We have two thousand years of spiritual mothers and fathers who have struggled in remarkably similar ways, original sin being quite unoriginal in its later effects, and saints who have written about their own struggles and with teaching for the faithful. Getting to know them is invaluable. It can be surprising and refreshing how explicit some of these teachers of the spiritual life can be around these sorts of topics. Just go look up the twenty-second of John Cassian’s Conferences, on nocturnal emissions.
Confused or irresponsible confessors can be another issue for folks who are struggling with this sin and who go to confession regularly. I think there are priests who have let themselves get fatigued by hearing the same confessions over and over, and have allowed this weariness begin to weaken their attention to the suffering of the penitent. There are also confessors, strangely enough, who don’t seem to really believe in sin or who seem to be more committed to some pop psychology or worldly anthropology than they are to the teachings of the Catholic faith. Pray for us priests.
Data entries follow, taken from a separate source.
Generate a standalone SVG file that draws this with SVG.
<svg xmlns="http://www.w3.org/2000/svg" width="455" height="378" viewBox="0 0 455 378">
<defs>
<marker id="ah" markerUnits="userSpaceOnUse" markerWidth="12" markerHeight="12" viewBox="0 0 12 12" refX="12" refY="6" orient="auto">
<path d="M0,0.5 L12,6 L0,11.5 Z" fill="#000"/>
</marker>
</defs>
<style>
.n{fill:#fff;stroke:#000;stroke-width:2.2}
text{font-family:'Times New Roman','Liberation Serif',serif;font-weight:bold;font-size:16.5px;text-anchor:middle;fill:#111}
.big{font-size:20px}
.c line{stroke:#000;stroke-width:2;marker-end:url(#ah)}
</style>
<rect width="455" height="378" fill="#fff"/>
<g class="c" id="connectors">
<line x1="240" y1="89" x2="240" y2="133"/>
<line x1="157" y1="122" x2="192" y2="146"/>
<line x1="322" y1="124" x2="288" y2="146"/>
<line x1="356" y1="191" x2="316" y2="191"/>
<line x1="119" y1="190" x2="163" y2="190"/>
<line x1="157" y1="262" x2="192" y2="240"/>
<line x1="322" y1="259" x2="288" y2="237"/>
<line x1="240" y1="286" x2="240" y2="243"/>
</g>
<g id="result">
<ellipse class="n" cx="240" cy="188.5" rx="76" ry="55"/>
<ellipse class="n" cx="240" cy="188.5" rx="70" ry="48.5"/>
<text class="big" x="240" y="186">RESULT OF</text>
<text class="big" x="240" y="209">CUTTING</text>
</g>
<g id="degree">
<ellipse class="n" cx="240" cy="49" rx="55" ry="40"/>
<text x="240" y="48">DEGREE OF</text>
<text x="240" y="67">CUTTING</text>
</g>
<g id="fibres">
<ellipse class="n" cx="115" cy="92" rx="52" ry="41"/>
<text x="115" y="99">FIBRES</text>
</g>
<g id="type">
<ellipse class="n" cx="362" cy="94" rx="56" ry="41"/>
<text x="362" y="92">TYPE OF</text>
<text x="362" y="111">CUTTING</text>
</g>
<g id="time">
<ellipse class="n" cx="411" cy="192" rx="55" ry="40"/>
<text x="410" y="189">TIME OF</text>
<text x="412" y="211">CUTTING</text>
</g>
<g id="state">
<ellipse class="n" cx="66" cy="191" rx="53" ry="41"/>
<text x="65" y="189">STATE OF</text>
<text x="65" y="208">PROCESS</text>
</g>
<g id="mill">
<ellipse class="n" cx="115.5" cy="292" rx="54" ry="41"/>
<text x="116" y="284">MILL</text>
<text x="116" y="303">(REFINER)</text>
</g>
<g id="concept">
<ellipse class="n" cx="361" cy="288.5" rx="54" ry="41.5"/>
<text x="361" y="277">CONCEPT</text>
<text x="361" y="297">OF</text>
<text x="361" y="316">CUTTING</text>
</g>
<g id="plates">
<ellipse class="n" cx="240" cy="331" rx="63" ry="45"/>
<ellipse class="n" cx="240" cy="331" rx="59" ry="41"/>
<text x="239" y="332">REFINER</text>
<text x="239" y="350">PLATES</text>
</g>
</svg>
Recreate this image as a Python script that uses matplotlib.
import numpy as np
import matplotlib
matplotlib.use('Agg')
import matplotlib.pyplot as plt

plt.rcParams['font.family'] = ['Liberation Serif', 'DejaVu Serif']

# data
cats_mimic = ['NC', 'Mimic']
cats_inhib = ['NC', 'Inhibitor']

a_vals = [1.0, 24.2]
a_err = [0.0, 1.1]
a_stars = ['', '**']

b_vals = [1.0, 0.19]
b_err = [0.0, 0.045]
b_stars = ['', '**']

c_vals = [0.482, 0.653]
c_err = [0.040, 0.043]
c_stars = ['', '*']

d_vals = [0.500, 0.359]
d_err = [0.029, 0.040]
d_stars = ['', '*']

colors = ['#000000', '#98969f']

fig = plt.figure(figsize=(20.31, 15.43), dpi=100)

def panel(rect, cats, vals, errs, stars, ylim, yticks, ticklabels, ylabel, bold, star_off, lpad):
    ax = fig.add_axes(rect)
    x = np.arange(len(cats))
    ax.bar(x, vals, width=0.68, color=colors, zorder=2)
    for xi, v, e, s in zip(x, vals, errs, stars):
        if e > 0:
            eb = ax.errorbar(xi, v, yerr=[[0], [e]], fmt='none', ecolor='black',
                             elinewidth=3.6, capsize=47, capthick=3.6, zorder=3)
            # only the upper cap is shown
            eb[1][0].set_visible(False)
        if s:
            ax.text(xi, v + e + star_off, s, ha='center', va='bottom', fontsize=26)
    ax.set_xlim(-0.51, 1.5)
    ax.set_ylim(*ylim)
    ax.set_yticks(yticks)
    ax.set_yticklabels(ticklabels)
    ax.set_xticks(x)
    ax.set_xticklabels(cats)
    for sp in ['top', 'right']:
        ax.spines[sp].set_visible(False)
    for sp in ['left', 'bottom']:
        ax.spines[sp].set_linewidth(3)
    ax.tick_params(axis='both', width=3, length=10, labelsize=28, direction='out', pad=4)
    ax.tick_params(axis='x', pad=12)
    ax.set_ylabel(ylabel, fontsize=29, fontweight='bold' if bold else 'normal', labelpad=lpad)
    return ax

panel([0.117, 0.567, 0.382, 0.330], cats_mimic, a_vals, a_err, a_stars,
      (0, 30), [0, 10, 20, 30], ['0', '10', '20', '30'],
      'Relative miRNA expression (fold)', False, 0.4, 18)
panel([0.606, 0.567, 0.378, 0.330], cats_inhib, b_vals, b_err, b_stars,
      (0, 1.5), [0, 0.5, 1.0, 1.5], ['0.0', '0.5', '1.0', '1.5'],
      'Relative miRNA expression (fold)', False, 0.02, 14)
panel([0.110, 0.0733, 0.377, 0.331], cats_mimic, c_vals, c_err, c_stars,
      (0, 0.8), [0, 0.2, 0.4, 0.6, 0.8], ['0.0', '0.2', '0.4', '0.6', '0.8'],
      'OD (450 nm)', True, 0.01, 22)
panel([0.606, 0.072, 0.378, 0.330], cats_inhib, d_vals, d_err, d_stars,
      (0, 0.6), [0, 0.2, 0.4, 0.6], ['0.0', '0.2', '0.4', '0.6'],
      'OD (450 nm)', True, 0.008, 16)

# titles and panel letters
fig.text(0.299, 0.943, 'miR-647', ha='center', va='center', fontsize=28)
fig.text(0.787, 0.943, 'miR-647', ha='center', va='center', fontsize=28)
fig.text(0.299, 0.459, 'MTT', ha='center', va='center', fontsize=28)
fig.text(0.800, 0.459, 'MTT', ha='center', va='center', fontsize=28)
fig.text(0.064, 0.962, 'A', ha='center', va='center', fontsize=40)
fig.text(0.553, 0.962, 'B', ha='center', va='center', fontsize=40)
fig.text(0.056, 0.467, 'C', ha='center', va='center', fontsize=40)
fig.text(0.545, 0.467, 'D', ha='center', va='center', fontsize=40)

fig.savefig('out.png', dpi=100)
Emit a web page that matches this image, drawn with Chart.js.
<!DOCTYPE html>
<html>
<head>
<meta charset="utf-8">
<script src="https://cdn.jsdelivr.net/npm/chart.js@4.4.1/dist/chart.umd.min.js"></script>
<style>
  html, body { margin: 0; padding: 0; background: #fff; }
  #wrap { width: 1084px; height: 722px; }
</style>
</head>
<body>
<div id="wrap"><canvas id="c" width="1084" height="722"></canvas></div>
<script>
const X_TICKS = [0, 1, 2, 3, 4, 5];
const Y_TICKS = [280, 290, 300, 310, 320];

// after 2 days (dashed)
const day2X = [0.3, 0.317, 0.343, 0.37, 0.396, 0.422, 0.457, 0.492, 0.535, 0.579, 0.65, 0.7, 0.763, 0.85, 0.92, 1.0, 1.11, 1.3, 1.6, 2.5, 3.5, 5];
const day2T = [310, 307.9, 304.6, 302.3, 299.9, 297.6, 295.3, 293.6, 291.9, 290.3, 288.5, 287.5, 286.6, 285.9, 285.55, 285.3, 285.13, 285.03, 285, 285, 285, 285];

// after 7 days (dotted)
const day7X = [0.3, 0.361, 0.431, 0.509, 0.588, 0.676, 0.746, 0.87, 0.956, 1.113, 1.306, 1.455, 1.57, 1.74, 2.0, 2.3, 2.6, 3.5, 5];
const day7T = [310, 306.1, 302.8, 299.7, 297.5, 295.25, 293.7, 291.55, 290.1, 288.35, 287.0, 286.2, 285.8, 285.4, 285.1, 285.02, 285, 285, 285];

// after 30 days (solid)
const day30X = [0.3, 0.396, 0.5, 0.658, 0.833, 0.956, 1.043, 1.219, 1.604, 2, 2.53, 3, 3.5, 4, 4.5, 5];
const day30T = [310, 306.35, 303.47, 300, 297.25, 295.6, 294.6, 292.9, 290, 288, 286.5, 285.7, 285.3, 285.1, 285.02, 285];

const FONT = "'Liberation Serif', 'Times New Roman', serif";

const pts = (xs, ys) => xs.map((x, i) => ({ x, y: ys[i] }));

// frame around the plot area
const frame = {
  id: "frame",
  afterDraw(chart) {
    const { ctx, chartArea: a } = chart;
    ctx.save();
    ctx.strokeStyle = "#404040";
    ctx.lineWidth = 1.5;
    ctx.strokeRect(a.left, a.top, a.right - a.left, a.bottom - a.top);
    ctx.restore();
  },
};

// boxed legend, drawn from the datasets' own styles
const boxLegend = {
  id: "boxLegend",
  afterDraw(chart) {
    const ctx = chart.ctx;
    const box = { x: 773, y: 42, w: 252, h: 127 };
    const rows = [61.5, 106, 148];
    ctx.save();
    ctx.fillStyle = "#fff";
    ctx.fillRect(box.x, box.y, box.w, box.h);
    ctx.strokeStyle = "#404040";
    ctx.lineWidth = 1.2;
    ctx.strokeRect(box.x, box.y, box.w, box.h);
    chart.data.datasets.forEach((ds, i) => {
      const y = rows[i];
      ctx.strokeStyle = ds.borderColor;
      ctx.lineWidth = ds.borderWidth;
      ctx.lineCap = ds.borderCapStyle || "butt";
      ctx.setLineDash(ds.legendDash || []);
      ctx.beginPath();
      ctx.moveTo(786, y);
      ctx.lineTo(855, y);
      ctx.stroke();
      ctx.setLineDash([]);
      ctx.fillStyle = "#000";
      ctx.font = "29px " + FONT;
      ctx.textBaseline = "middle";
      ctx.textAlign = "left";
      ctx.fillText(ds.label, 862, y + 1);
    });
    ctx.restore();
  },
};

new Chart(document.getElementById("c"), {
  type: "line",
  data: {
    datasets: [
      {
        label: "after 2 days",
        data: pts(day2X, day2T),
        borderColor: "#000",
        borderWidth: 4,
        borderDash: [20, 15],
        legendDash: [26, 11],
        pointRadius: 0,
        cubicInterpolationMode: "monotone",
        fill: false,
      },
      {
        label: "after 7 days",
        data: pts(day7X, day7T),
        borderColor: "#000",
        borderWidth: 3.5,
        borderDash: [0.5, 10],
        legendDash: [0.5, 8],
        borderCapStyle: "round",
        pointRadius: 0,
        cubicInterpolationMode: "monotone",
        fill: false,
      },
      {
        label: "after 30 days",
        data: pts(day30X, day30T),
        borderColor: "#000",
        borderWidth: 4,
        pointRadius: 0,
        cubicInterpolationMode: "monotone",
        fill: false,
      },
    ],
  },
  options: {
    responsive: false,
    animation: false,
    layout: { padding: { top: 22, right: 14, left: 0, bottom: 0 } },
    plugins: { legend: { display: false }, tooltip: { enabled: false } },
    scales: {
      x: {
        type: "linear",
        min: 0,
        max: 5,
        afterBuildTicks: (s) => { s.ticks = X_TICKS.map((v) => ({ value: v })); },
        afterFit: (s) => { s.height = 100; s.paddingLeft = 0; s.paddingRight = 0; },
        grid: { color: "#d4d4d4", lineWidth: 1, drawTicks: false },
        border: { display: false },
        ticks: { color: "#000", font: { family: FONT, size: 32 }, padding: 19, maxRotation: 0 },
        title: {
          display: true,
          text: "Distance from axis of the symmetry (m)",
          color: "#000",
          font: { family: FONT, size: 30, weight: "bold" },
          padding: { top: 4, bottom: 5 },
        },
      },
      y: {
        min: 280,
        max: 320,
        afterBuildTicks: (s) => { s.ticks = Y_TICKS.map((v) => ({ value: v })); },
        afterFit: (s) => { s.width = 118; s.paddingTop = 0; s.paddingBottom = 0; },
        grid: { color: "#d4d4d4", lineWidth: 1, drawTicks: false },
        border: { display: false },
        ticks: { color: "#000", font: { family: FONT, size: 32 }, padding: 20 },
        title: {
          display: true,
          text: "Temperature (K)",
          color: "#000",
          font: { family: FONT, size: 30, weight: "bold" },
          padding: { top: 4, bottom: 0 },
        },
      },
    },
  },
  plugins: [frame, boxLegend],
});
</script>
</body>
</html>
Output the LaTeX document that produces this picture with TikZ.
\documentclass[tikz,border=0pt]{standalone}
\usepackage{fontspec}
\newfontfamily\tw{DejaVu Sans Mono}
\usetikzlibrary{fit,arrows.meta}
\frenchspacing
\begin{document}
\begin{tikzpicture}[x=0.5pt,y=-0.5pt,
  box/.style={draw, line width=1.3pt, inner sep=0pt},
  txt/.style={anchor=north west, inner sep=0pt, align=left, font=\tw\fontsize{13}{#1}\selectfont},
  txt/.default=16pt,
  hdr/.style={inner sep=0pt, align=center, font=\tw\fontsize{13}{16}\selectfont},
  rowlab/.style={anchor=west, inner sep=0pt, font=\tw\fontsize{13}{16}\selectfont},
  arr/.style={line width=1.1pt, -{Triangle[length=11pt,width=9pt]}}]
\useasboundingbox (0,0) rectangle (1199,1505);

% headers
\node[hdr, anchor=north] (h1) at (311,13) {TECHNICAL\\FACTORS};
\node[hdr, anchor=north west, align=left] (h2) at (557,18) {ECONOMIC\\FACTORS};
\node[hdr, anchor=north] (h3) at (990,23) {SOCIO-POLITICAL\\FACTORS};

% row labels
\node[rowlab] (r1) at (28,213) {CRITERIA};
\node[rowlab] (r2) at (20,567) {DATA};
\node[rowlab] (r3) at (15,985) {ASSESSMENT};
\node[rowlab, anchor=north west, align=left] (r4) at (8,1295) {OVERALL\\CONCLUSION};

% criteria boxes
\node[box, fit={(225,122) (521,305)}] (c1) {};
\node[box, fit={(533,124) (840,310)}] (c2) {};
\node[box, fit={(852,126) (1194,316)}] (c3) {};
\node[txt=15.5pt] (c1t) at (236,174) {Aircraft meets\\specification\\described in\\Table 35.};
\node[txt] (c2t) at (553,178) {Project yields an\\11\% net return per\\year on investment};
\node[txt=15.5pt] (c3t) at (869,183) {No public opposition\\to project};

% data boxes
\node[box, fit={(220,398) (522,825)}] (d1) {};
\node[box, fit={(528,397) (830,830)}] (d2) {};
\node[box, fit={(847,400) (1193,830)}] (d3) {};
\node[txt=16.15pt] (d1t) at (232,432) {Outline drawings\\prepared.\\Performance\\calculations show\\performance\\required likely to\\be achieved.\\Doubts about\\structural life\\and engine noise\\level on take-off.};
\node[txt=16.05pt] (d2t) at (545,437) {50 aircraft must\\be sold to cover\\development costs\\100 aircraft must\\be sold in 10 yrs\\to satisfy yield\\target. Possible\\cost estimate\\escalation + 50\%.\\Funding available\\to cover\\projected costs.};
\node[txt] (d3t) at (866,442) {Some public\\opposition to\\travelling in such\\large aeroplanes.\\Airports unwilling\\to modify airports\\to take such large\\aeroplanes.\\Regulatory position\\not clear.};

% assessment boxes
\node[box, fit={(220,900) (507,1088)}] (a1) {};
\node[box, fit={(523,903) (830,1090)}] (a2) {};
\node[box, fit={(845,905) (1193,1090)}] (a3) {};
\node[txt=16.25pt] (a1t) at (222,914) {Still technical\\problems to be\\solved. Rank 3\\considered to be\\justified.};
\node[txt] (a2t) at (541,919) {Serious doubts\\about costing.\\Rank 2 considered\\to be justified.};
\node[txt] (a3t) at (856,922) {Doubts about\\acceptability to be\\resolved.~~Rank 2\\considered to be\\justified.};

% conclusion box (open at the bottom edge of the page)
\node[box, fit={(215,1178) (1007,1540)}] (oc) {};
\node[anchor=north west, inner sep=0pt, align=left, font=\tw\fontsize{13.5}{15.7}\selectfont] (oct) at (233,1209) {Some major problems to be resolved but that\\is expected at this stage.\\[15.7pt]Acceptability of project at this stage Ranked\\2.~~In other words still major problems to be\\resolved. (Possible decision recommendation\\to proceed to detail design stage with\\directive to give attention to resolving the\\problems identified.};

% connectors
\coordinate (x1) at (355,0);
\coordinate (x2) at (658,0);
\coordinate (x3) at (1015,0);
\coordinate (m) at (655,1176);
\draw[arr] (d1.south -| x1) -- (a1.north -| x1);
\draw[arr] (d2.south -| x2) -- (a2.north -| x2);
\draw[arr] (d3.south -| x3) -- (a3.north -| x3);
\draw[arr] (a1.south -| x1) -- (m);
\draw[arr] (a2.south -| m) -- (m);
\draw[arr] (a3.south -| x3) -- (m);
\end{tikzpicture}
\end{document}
So, are people struggling with pornography and confess their use of it over and over abusing God’s mercy? My experience leads me to say no in almost all cases. They are abusing and hurting themselves, for sure, and may be contributing to the abuse and degradation of others as well. And in many cases they are abusing themselves further by failing to get serious and practical about uprooting sin and avoiding its occasions. They also may not know about the rich tradition of tools our Catholic faith offers them.
It also has to be noted that the consumption—and I always say ‘consumption’ in the context of confession or spiritual direction to emphasize that its something you are putting into yourself, your heart and imagination—of pornography often goes together with masturbation. I have a post on that matter here.
Finally, for anyone who happens upon this post who is struggling themselves with these issues, another quote from Fr. Cajetan:
It is in this that the good and wisdom of God is most admirably set forth, that He offers us a means of sanctifying ourselves through our very miseries, and we shall never be able to make the excuse that we could not become Saints because we committed grave sin, when those very sins might have been the means of sanctifying us by urging us to a deeper humility.